Sect. 4 - Masonry considered under two denominations.

Masonry passes under two denominations, operative and speculative. By the former, we allude to a proper application of the useful rules of architecture, whence a structure derives figure, strength, and beauty, and whence result a due proportion and a just correspondence in all its parts. By the latter we learn to subdue patterns, act upon the square, keep a tongue of good report, maintain secrecy, and practise charity.

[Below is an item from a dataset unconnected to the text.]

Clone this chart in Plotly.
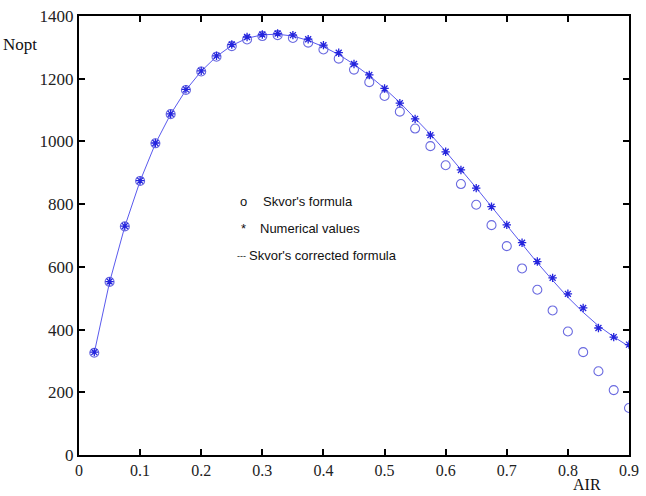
import plotly.graph_objects as go

# AIR values
air = [0.025, 0.05, 0.075, 0.1, 0.125, 0.15, 0.175, 0.2, 0.225, 0.25, 0.275, 0.3,
       0.325, 0.35, 0.375, 0.4, 0.425, 0.45, 0.475, 0.5, 0.525, 0.55, 0.575, 0.6,
       0.625, 0.65, 0.675, 0.7, 0.725, 0.75, 0.775, 0.8, 0.825, 0.85, 0.875, 0.9]

# Skvor's formula (circles)
skvor = [326, 552, 729, 874, 994, 1087, 1164, 1223, 1270, 1304, 1325, 1336,
         1339, 1330, 1315, 1293, 1264, 1229, 1189, 1145, 1095, 1041, 985, 924,
         864, 798, 733, 666, 595, 527, 461, 394, 328, 267, 207, 150]

# Numerical values (stars)
numerical = [328, 553, 730, 875, 995, 1088, 1166, 1225, 1273, 1309, 1333, 1341,
             1344, 1339, 1326, 1307, 1283, 1247, 1212, 1169, 1122, 1072, 1020, 967,
             909, 851, 792, 734, 677, 617, 565, 514, 469, 405, 376, 352]

# Skvor's corrected formula (line)
corrected = [326, 551, 729, 874, 993, 1087, 1164, 1224, 1271, 1306, 1329, 1340,
             1342, 1336, 1322, 1302, 1277, 1246, 1210, 1169, 1124, 1075, 1023, 968,
             911, 852, 792, 732, 672, 613, 557, 503, 455, 412, 377, 346]

xticks = [0, 0.1, 0.2, 0.3, 0.4, 0.5, 0.6, 0.7, 0.8, 0.9]
xticklabels = ["0", "0.1", "0.2", "0.3", "0.4", "0.5", "0.6", "0.7", "0.8", "0.9"]
yticks = [0, 200, 400, 600, 800, 1000, 1200, 1400]
yticklabels = ["0", "200", "400", "600", "800", "1000", "1200", "1400"]

fig = go.Figure()
fig.add_trace(go.Scatter(x=air, y=corrected, mode="lines",
                         line=dict(color="#5a5aee", width=1), showlegend=False))
fig.add_trace(go.Scatter(x=air, y=skvor, mode="markers",
                         marker=dict(symbol="circle-open", size=9, color="#6a6ae0",
                                     line=dict(width=1.1, color="#6a6ae0")),
                         showlegend=False))
fig.add_trace(go.Scatter(x=air, y=numerical, mode="markers",
                         marker=dict(symbol="asterisk-open", size=7, color="#2424dd",
                                     line=dict(width=1.3, color="#2424dd")),
                         showlegend=False))

axis_common = dict(showline=True, linewidth=2.2, linecolor="black", mirror="ticks",
                   ticks="inside", ticklen=6, tickwidth=2, tickcolor="black",
                   showgrid=False, zeroline=False, ticklabeloverflow="allow")

fig.update_xaxes(range=[0, 0.9], tickvals=xticks, ticktext=xticklabels,
                 tickfont=dict(family="Liberation Serif", size=16, color="#222222"),
                 **axis_common)
fig.update_yaxes(range=[0, 1400], tickvals=yticks, ticktext=yticklabels,
                 tickfont=dict(family="Liberation Serif", size=17, color="#222222"),
                 **axis_common)

legend_font = dict(family="Liberation Sans", size=13, color="#111111")
ann = []
rows = [("o", 0.2605, 13, "Skvor's formula", 0.2975, 810),
        ("*", 0.2625, 13, "Numerical values", 0.2925, 721),
        ("---", 0.2545, 9, "Skvor's corrected formula", 0.2750, 635)]
for sym, xs, ss, txt, xt, yv in rows:
    ann.append(dict(x=xs, y=yv, xref="x", yref="y", text=sym, showarrow=False,
                    xanchor="left", yanchor="middle",
                    font=dict(family="Liberation Sans", size=ss, color="#111111")))
    ann.append(dict(x=xt, y=yv, xref="x", yref="y", text=txt, showarrow=False,
                    xanchor="left", yanchor="middle", font=legend_font))

ann.append(dict(x=-79 / 560, y=(455 - 43) / 441, xref="paper", yref="paper",
                text="Nopt", showarrow=False, xanchor="left", yanchor="middle",
                font=dict(family="Liberation Serif", size=17, color="#111111")))
ann.append(dict(x=(580 - 79) / 560, y=-(495 - 455) / 441, xref="paper", yref="paper",
                text="AIR", showarrow=False, xanchor="left", yanchor="bottom",
                font=dict(family="Liberation Serif", size=16, color="#111111")))

fig.update_layout(width=646, height=496, margin=dict(l=79, r=7, t=14, b=41),
                  paper_bgcolor="white", plot_bgcolor="white", annotations=ann)

fig.write_html("out.html")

Speculative Masonry is so far interwoven with religion, as to lay us under the strongest obligations to pay that rational homage to the Deity, which at once constitutes our duty and our happiness. It leads to the contemplative to view with reverence and admiration the glorious works of creation, and inspires them with the most exalted ideas of the perfection of the divine Creator, Operative Masonry furnishes us with dwellings, and convenient shelters from the inclemencies of seasons; and while it displays the effects of human wisdom, as well in the choice as in the arrangement of the materials of which an edifice is composed, it demonstrates what a fund of science and industry is implanted inn man for the best, most salutary, and beneficent purposes.

The lapse of time, the ruthless hand of ignorance, and the devastations of war, have laid waste and destroyed many valuable monuments of antiquity, on which the utmost exertions of human genius have been employed. Even the temple of Solomon, so spacious and magnificent, and constructed by so many celebrated artists, escaped not the unsparing ravages of barbarous forces force. Freemasonry, notwithstanding, has still survived. The attentive ear receives the sound of the instructive tongue, and the sacred mysteries are safely lodged in the repository of faithful breasts. Tools and implements of architecture, symbols the most expressive, are selected by the fraternity, to imprint on the memory serious truths; and thus the excellent tenets of the institution are transmitted unimpaired, under circumstances precarious and adverse, through the succession of aegs.